In this section, a case study is presented for modelling of ASR-induced expansion and consequently the ASR impact on the load-carrying capacity of reinforced concrete beams tested by Fan and Hanson [7]. An overview of the test is presented followed by a modelling briefing and some selected outcomes of the model.

3.1 Test Overview

Fan and Hanson [7] conducted a series of tests on reinforced concrete beams (150 × 250 × 1500 mm) for ASR expansion and capacity. Two reinforced concrete beams were prepared, namely, 5R1 and 5N1 (or reactive beam and non-reactive beam, respectively), which used concrete mixtures containing reactive and non-reactive aggregates, respectively, with the same mixture proportions. They were immersed in an alkali solution at 38 °C with periodic expansion measurements for 1 year. The expansion was measured from Demec studs mounted in the beams’ surfaces using a Demec dial gauge at different locations.

After 1-year immersion in an alkali solution, the beams were tested for their load-carrying capacity as shown in Fig. 2a. The load–deflection behaviors of the two beams were almost identical despite a certain reduction in mechanical properties of the concrete of 5R1 due to ASR. The behavior of the non-reactive beam can be referred to as the undamaged concrete beam in comparison with the damaged reactive beam.

Fig. 2
A diagram and a schematic representation. a. A reinforced concrete beam along with its dimensions. b. It indicates loading surface step 2, support surface step 2, and symmetric surfaces steps 1 and 2.

Geometric and boundary conditions of the reinforced concrete tested by Fan and Hanson [7]

3.2 Modelling for ASR-Induced Expansion and Load-Carrying Capacity

Due to the symmetry of prism geometry and boundary conditions, only one-quarter of the beam was simulated utilizing symmetric boundary conditions as shown in Fig. 2b. The stress–strain behavior of the concrete defined at every 0.025% expansion level (i.e., 0%, 0.025%, 0.05%, 0.075%, 0.1%, etc.) to represent the change in the concrete’s mechanical properties as expansion increased.

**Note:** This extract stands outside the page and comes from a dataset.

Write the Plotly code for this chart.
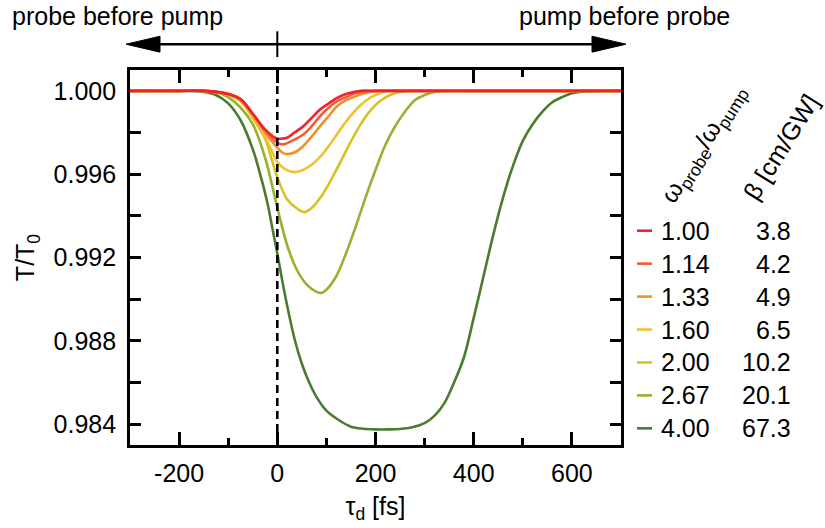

Distribution of average expansion (FV1) throughout the beam is shown in Fig. 3a. It shows a lower expansion in the area with both transverse and main longitudinal reinforcement at the bottom, and higher expansion on the top and at the beam-end with less reinforcement. Expansion in different locations and directions is plotted in Fig. 3b alongside the measurements. With a higher ratio of reinforcement in the longitudinal direction at the bottom, the expansion obtained at the bar level was significantly lower than at other locations. Similar to experimental observations, at the bar level, the expansion leveled off after 240 days of immersion, but kept increasing in the longitudinal direction on the top.

Fig. 3
A contour plot and a graph. a. A contour plot indicates the regions of F V 1 using color codes. b. A multi-line graph of expansion in percentage versus time in days plots longitudinal on top, transverse, and longitudinal at bar level for 5 R 1 and the model.

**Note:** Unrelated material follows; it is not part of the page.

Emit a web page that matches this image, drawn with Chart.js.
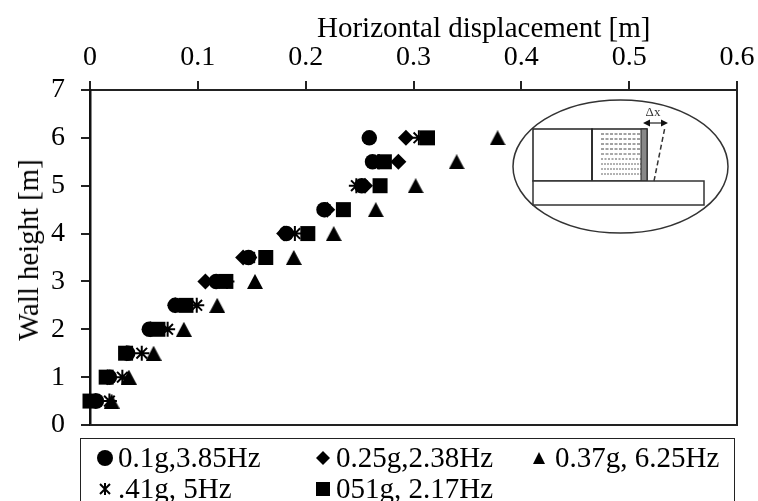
<!DOCTYPE html>
<html>
<head>
<meta charset="utf-8">
<script src="https://cdn.jsdelivr.net/npm/chart.js@4/dist/chart.umd.min.js"></script>
<style>
  html, body { margin: 0; padding: 0; background: #fff; overflow: hidden; }
  #wrap { position: relative; width: 758px; height: 501px; font-family: "Liberation Serif", serif; color: #000; overflow: hidden; }
  #chart { position: absolute; left: 0; top: 0; }
  #inset { position: absolute; left: 510px; top: 95px; }
  #xTitle { position: absolute; left: 317px; top: 10px; font-size: 29px; line-height: 34px; white-space: nowrap; }
  #yTitle { position: absolute; left: 28px; top: 250px; font-size: 28.8px; line-height: 34px; white-space: nowrap;
            transform: translate(-50%, -50%) rotate(-90deg); }
  #legend { position: absolute; left: 80px; top: 438px; width: 655px; height: 70px; box-sizing: border-box;
            border: 1.5px solid #222; font-size: 29px; line-height: 31px; }
  .item { position: absolute; white-space: nowrap; display: flex; align-items: center; }
</style>
</head>
<body>
<div id="wrap">
  <canvas id="chart" width="758" height="501"></canvas>
  <div id="xTitle">Horizontal displacement [m]</div>
  <div id="yTitle">Wall height [m]</div>
  <svg id="inset" width="235" height="155" viewBox="0 0 235 155">
    <ellipse cx="110.5" cy="71.5" rx="107.5" ry="66.5" fill="#fff" stroke="#333" stroke-width="1.5"/>
    <rect x="23" y="34" width="59" height="52" fill="none" stroke="#222" stroke-width="1.5"/>
    <rect x="82" y="34" width="55" height="52" fill="none" stroke="#222" stroke-width="1.5"/>
    <line x1="91" x2="131" y1="39" y2="39" stroke="#444" stroke-dasharray="3 1.5"/>
    <line x1="91" x2="131" y1="44" y2="44" stroke="#444" stroke-dasharray="3 1.5"/>
    <line x1="91" x2="131" y1="49" y2="49" stroke="#444" stroke-dasharray="3 1.5"/>
    <line x1="91" x2="131" y1="54" y2="54" stroke="#444" stroke-dasharray="3 1.5"/>
    <line x1="91" x2="131" y1="59" y2="59" stroke="#555" stroke-dasharray="3 1.5"/>
    <line x1="91" x2="131" y1="64" y2="64" stroke="#555" stroke-dasharray="2 1.5"/>
    <line x1="91" x2="131" y1="69" y2="69" stroke="#666" stroke-dasharray="2 1"/>
    <line x1="91" x2="131" y1="74" y2="74" stroke="#666" stroke-dasharray="2 1"/>
    <line x1="91" x2="131" y1="79" y2="79" stroke="#666" stroke-dasharray="2 1"/>
    <rect x="131" y="34" width="6" height="52" fill="#888" stroke="#222"/>
    <rect x="23" y="86" width="171" height="24" fill="#fff" stroke="#333" stroke-width="1.5"/>
    <line x1="144" y1="86" x2="155" y2="32" stroke="#333" stroke-width="1.5" stroke-dasharray="5 3"/>
    <line x1="135" x2="156" y1="28" y2="28" stroke="#222" stroke-width="1.2"/>
    <path d="M133 28l7-3.5v7zM158 28l-7-3.5v7z" fill="#111"/>
    <text x="143" y="21" font-size="13" font-family="Liberation Serif" text-anchor="middle" fill="#333">Δx</text>
  </svg>
  <div id="legend"></div>
</div>
<script>
// Hauteurs communes et déplacements
const heights = [6, 5.5, 5, 4.5, 4, 3.5, 3, 2.5, 2, 1.5, 1, 0.5];
const disp01g = [0.259, 0.262, 0.252, 0.217, 0.182, 0.147, 0.117, 0.079, 0.055, 0.035, 0.018, 0.006];
const disp025g = [0.293, 0.286, 0.255, 0.220, 0.180, 0.142, 0.107, 0.079, 0.056, 0.034, 0.016, 0.005];
const disp037g = [0.378, 0.340, 0.302, 0.265, 0.226, 0.189, 0.153, 0.118, 0.087, 0.059, 0.036, 0.020];
const disp041g = [0.305, 0.268, 0.247, 0.218, 0.190, 0.148, 0.127, 0.099, 0.072, 0.048, 0.030, 0.018];
const disp051g = [0.313, 0.273, 0.269, 0.235, 0.202, 0.163, 0.126, 0.089, 0.063, 0.033, 0.015, 0.000];

const seriesNames = ['0.1g,3.85Hz', '0.25g,2.38Hz', '0.37g, 6.25Hz', '.41g, 5Hz', '051g, 2.17Hz'];
const seriesValues = [disp01g, disp025g, disp037g, disp041g, disp051g];
const xTicks = [0, 0.1, 0.2, 0.3, 0.4, 0.5, 0.6];
const yTicks = [0, 1, 2, 3, 4, 5, 6, 7];

// Triangle centré sur son cadre (celui de Chart.js est décalé vers le haut)
function triangleMarker() {
    const c = document.createElement('canvas');
    c.width = 16;
    c.height = 15;
    const g = c.getContext('2d');
    g.fillStyle = '#000';
    g.beginPath();
    g.moveTo(8, 0);
    g.lineTo(16, 15);
    g.lineTo(0, 15);
    g.closePath();
    g.fill();
    return c;
}

const pointStyles = [
    { pointStyle: 'circle', radius: 7.75 },
    { pointStyle: 'rectRot', radius: 8 },
    { pointStyle: triangleMarker(), radius: 8 },
    { pointStyle: 'star', radius: 7.5 },
    { pointStyle: 'rect', radius: 10.6 }
];

const datasets = seriesNames.map((name, i) => ({
    label: name,
    data: seriesValues[i].map((x, j) => ({ x: x, y: heights[j] })),
    pointStyle: pointStyles[i].pointStyle,
    pointRadius: pointStyles[i].radius,
    pointBackgroundColor: '#000',
    pointBorderColor: '#000',
    pointBorderWidth: pointStyles[i].pointStyle === 'star' ? 2 : 0,
    showLine: false,
    clip: false
}));

const tickFont = { family: '"Liberation Serif"', size: 28 };

new Chart(document.getElementById('chart').getContext('2d'), {
    type: 'scatter',
    data: { datasets },
    options: {
        responsive: false,
        animation: false,
        layout: { padding: { left: 12, right: 21, top: 0, bottom: 76 } },
        plugins: { legend: { display: false }, tooltip: { enabled: false } },
        scales: {
            x: {
                position: 'top',
                min: 0, max: 0.6,
                afterBuildTicks: axis => { axis.ticks = xTicks.map(v => ({ value: v })); },
                afterFit: axis => { axis.height = 90; axis.paddingRight = 0; axis.paddingLeft = 0; },
                grid: { drawOnChartArea: false, drawTicks: true, tickLength: 9, tickColor: '#222', lineWidth: 2 },
                border: { color: '#222', width: 2 },
                ticks: { color: '#000', font: tickFont, padding: 6.5, maxRotation: 0, callback: v => String(v) }
            },
            y: {
                min: 0, max: 7,
                afterBuildTicks: axis => { axis.ticks = yTicks.map(v => ({ value: v })); },
                afterFit: axis => { axis.width = 78; },
                grid: { drawOnChartArea: false, drawTicks: true, tickLength: 9, tickColor: '#222', lineWidth: 2 },
                border: { color: '#111', width: 2.5 },
                ticks: { color: '#000', font: tickFont, padding: 16 }
            }
        }
    },
    plugins: [{
        // bordure droite et basse du cadre
        id: 'cadre',
        beforeDatasetsDraw(chart) {
            const { ctx, chartArea: a } = chart;
            ctx.save();
            ctx.strokeStyle = '#222';
            ctx.lineWidth = 2;
            ctx.beginPath();
            ctx.moveTo(a.left, a.bottom);
            ctx.lineTo(a.right, a.bottom);
            ctx.lineTo(a.right, a.top);
            ctx.stroke();
            ctx.restore();
        }
    }]
});

// Légende HTML
const legendPos = [[16, 3], [234, 3], [450, 3], [16, 34], [234, 34]];
const legendGaps = [5, 5, 8, 5, 5];
const legendMarks = [
    '<circle cx="8" cy="8" r="8"/>',
    '<path d="M8 1l7 7-7 7-7-7z"/>',
    '<path d="M8 2l6 12H2z"/>',
    '<path d="M8 2v12M3 3l10 10M13 3L3 13" stroke="#000" stroke-width="2" fill="none"/>',
    '<rect x="1" y="1" width="14" height="14"/>'
];
const legend = document.getElementById('legend');
seriesNames.forEach((name, i) => {
    const el = document.createElement('div');
    el.className = 'item';
    el.style.left = legendPos[i][0] + 'px';
    el.style.top = legendPos[i][1] + 'px';
    el.innerHTML = '<svg width="16" height="16" viewBox="0 0 16 16" style="margin-right:' + legendGaps[i] + 'px">' + legendMarks[i] + '</svg><span>' + name + '</span>';
    legend.appendChild(el);
});
</script>
</body>
</html>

Numerical and experimental ASR expansion at different locations for the reactive beam

Load–deflection results for the 5N1 beam are shown in Fig. 4a, indicating a good agreement between the numerical and experimental results of load–deflection behavior. Figure 4b shows the predicted load–deflection curve of the reactive beam using the mean values of residual mechanical properties. First, the numerical results are comparable to the experimental in terms of capacity. The predicted ultimate loading value of the beam is ≈175.0 kN, and the value from test results was ≈177.3 kN. Similar to the test data, the numerical results showed an insignificant reduction in the capacity of the affected beam despite the reduction in mechanical properties as presented above. Second, the bending stiffness of the beam was slightly higher than the measured result despite the reduction in concrete stiffness. The observation aligned with observations from ISE [3], in which a favorable prestressing effect of restrained ASR expansion helped to increase the stiffness and capacity of several affected structures at low expansion levels.

Fig. 4
Two graphs of load in kilonewtons versus mid-span displacement in millimeters for the 5 N 1-test and the 5 N 1-model, and the 5 R 1-test and the 5 R 1-model. The 5 N 1 and 5 R 1 models increase at first and then remain constant.

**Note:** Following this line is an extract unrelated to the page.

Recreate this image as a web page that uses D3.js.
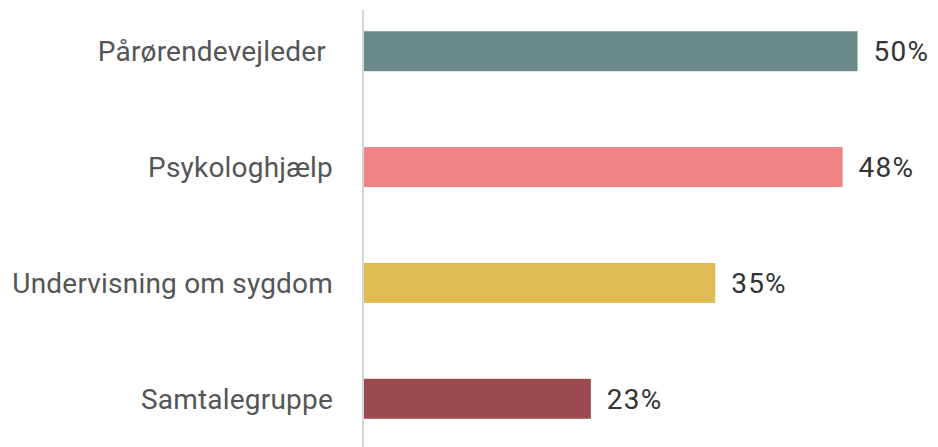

Load–deflection behavior of a the non-reactive beam 5N1 and b reactive beam 5R1

4 Conclusions

This paper presents a modeling approach for the ASR expansion and capacity of reinforced concrete members. The approach consists of both the semi-empirical model and numerical model (i.e., FEM). The FE model could transfer the expansion modeling results such as strains, stress state, residual mechanical properties of concrete to modeling for load-carrying capacity of the affected concrete structural members. Outcomes from utilizing the proposed approach for simulation of reinforced concrete beams tested in Fan and Hanson [7] show good agreement between modeling and testing results, which indicates the capability of the model for forecasting long-term ASR-induced expansion and its impacts on structural capacity of reinforced concrete structures in the field. In addition, the case study shows an insignificant impact of ASR on the load-carrying capacity at the expansion level of lower than 0.2%.